In the future you’ll be able to extract an enormous amount of information from that sequencing data. ,

With the technology in place to sequence the fetal DNA carried in a pregnant woman's bloodstream, geneticists predict the list of conditions that can be detected by non-invasive means will grow rapidly. Another company, Gene Security Network of Redwood City, California, says its forthcoming test will also check for other genetic abnormalities, and Sequenom is studying the feasibility of expanding its test.

"There's every reason to think that in the future you'll be able to extract an enormous amount of information from that sequencing data," says Peter Benn, director of the Diagnostic Human Genetics Laboratories at the University of Connecticut Health Center in Farmington.

Sequenom's test sequences 36-base-pair fragments of DNA to identify sections from chromosome 21. Normally, the chromosome contributes 1.35% of the total maternal and fetal DNA in the mother's blood. An overabundance of this material indicates the genetic abnormality that marks Down's syndrome.

Sequenom is marketing its test as an add-on to current screening methods, which estimate the chance that a woman is carrying a fetus with Down's syndrome from ultrasound results and protein markers in the blood. Such non-genetic screening can detect 90–95% of Down's syndrome cases, but falsely indicates that up to 5% of women are carrying a baby affected by the condition. Sequenom's test could be taken after a positive screening result to help a woman decide whether to undergo amniocentesis, a test that extracts amniotic fluid with a needle and carries a small risk of miscarriage. A study published this month, and paid for by Sequenom, found that the company's test has a false positive rate of 0.2% (G.E.Palomakietal.Genet.Med.http://dx.doi.org/10.1097/GIM.0b013e3182368a0e;2011).

It could spare some women from having amniocentesis after a false-positive screening result. But Benn says that the test will also pose difficulties. For instance, because it would take 8–10 days to get the results of Sequenom's test, if a woman did still opt for amniocentesis, and the result confirms that the baby has Down's syndrome, there would be little time left to decide whether to terminate the pregnancy. And some women who test positive on MaterniT21 will probably choose to terminate pregnancies immediately rather than have amniocentesis.

"Inserting this new test in the way that Sequenom is proposing is very difficult, from the patient perspective, and difficult for physicians and counsellors to manage," Benn says.

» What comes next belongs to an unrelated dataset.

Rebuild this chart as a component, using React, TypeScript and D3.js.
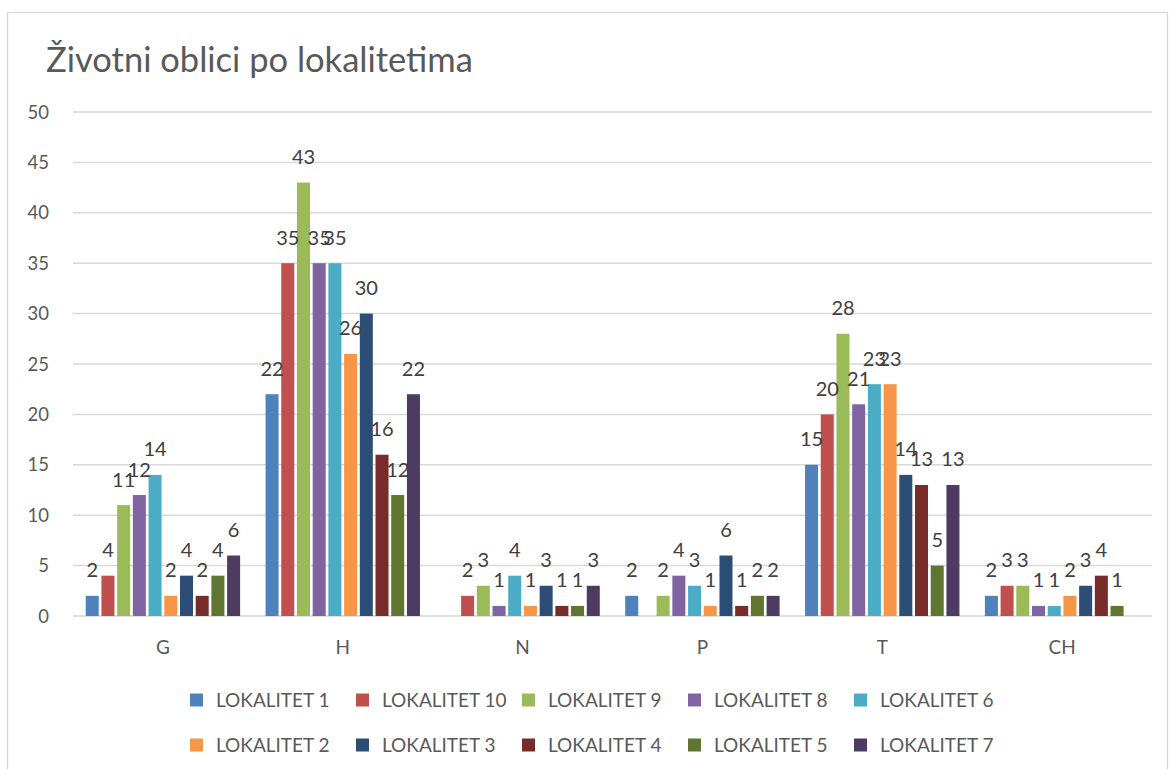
import { useEffect, useRef } from "react";
import * as d3 from "d3";

// categories (life forms) and series (localities)
const categories = ["G", "H", "N", "P", "T", "CH"];
const seriesNames = [
  "LOKALITET 1",
  "LOKALITET 10",
  "LOKALITET 9",
  "LOKALITET 8",
  "LOKALITET 6",
  "LOKALITET 2",
  "LOKALITET 3",
  "LOKALITET 4",
  "LOKALITET 5",
  "LOKALITET 7",
];
const colors = [
  "#4F81BD", "#C0504D", "#9BBB59", "#8064A2", "#4BACC6",
  "#F79646", "#2C4D75", "#772C2A", "#5F7530", "#4D3B62",
];

// values per category, in series order (null = no bar)
const valuesG = [2, 4, 11, 12, 14, 2, 4, 2, 4, 6];
const valuesH = [22, 35, 43, 35, 35, 26, 30, 16, 12, 22];
const valuesN = [null, 2, 3, 1, 4, 1, 3, 1, 1, 3];
const valuesP = [2, null, 2, 4, 3, 1, 6, 1, 2, 2];
const valuesT = [15, 20, 28, 21, 23, 23, 14, 13, 5, 13];
const valuesCH = [2, 3, 3, 1, 1, 2, 3, 4, 1, null];
const yTicks = [0, 5, 10, 15, 20, 25, 30, 35, 40, 45, 50];

const allValues = [valuesG, valuesH, valuesN, valuesP, valuesT, valuesCH];

const W = 1170;
const H = 769;
const FONT = "Lato, 'Open Sans', sans-serif";

const App = () => {
  const svgRef = useRef<SVGSVGElement>(null);

  useEffect(() => {
    const svg = d3.select(svgRef.current);
    svg.selectAll("*").remove();

    const left = 73;
    const right = 1152;
    const top = 112;
    const bottom = 616;

    // chart frame
    svg
      .append("rect")
      .attr("x", 7.5)
      .attr("y", 12.5)
      .attr("width", 1160)
      .attr("height", 780)
      .attr("fill", "#fff")
      .attr("stroke", "#D9D9D9")
      .attr("stroke-width", 1.3);

    svg
      .append("text")
      .attr("x", 46)
      .attr("y", 72)
      .attr("font-family", FONT)
      .attr("font-size", 34.5)
      .attr("fill", "#595959")
      .text("Životni oblici po lokalitetima");

    const x0 = d3.scaleBand().domain(categories).range([left, right]).padding(0);
    const x1 = d3
      .scaleBand()
      .domain(seriesNames)
      .range([0, x0.bandwidth()])
      .paddingInner(0.172)
      .paddingOuter(0.81);
    const y = d3.scaleLinear().domain([0, 50]).range([bottom, top]);

    // gridlines
    svg
      .append("g")
      .selectAll("line")
      .data(yTicks)
      .enter()
      .append("line")
      .attr("x1", left)
      .attr("x2", right)
      .attr("y1", (d) => y(d))
      .attr("y2", (d) => y(d))
      .attr("stroke", "#D9D9D9")
      .attr("stroke-width", 1.5);

    // y tick labels
    svg
      .append("g")
      .selectAll("text")
      .data(yTicks)
      .enter()
      .append("text")
      .attr("x", 49)
      .attr("y", (d) => y(d))
      .attr("dy", "0.36em")
      .attr("text-anchor", "end")
      .attr("font-family", FONT)
      .attr("font-size", 18.5)
      .attr("fill", "#595959")
      .text((d) => d);

    // x category labels
    svg
      .append("g")
      .selectAll("text")
      .data(categories)
      .enter()
      .append("text")
      .attr("x", (d) => x0(d)! + x0.bandwidth() / 2)
      .attr("y", 654)
      .attr("text-anchor", "middle")
      .attr("font-family", FONT)
      .attr("font-size", 19)
      .attr("fill", "#595959")
      .text((d) => d);

    const cells: { cat: string; s: string; i: number; v: number }[] = [];
    categories.forEach((cat, ci) => {
      allValues[ci].forEach((v, i) => {
        if (v != null) cells.push({ cat, s: seriesNames[i], i, v });
      });
    });

    svg
      .append("g")
      .selectAll("rect")
      .data(cells)
      .enter()
      .append("rect")
      .attr("x", (d) => x0(d.cat)! + x1(d.s)!)
      .attr("y", (d) => y(d.v))
      .attr("width", x1.bandwidth())
      .attr("height", (d) => bottom - y(d.v))
      .attr("fill", (d) => colors[d.i]);

    svg
      .append("g")
      .selectAll("text")
      .data(cells)
      .enter()
      .append("text")
      .attr("x", (d) => x0(d.cat)! + x1(d.s)! + x1.bandwidth() / 2)
      .attr("y", (d) => y(d.v) - 18.5)
      .attr("text-anchor", "middle")
      .attr("font-family", FONT)
      .attr("font-size", 20)
      .attr("fill", "#404040")
      .text((d) => d.v);

    // legend, two rows of five
    const legend = svg
      .append("g")
      .selectAll("g")
      .data(seriesNames)
      .enter()
      .append("g")
      .attr(
        "transform",
        (d, i) => `translate(${190 + (i % 5) * 166},${i < 5 ? 700 : 745})`
      );
    legend
      .append("rect")
      .attr("x", 0)
      .attr("y", -6.5)
      .attr("width", 13)
      .attr("height", 13)
      .attr("fill", (d, i) => colors[i]);
    legend
      .append("text")
      .attr("x", 26)
      .attr("y", 0)
      .attr("dy", "0.36em")
      .attr("font-family", FONT)
      .attr("font-size", 19)
      .attr("fill", "#595959")
      .text((d) => d);
  }, []);

  return (
    <svg
      ref={svgRef}
      width={W}
      height={H}
      style={{ position: "absolute", left: 0, top: 0 }}
    ></svg>
  );
};

export default App;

Ethicists also caution that using such easy screening methods ever earlier in pregnancy might worsen the gender imbalance seen in countries such as China and India. And if it becomes routine to check for many different kinds of genetic abnormalities, ethicists predict that more couples may face the quandary of whether to carry an 'unhealthy' fetus to term.

"The idea that couples have choices about whether to continue their pregnancies may become strained because parents may be seen as irresponsible for allowing 'defective' pregnancies to go to term," says Mildred Cho, an ethicist at Stanford University in Palo Alto, California. Other ethicists worry that fears of eugenics will be raised if testing can be done for less-serious conditions.

Sequenom is solely focused on developing tests for conditions that are already part of prenatal screening programmes, says Mathias Ehrich, the company's senior director for research and development diagnostics. "We do not want to invent new applications. Our focus is on making existing clinical applications safer," he says. "I don't think that we are in a position to say that we should determine what hair colour the baby has."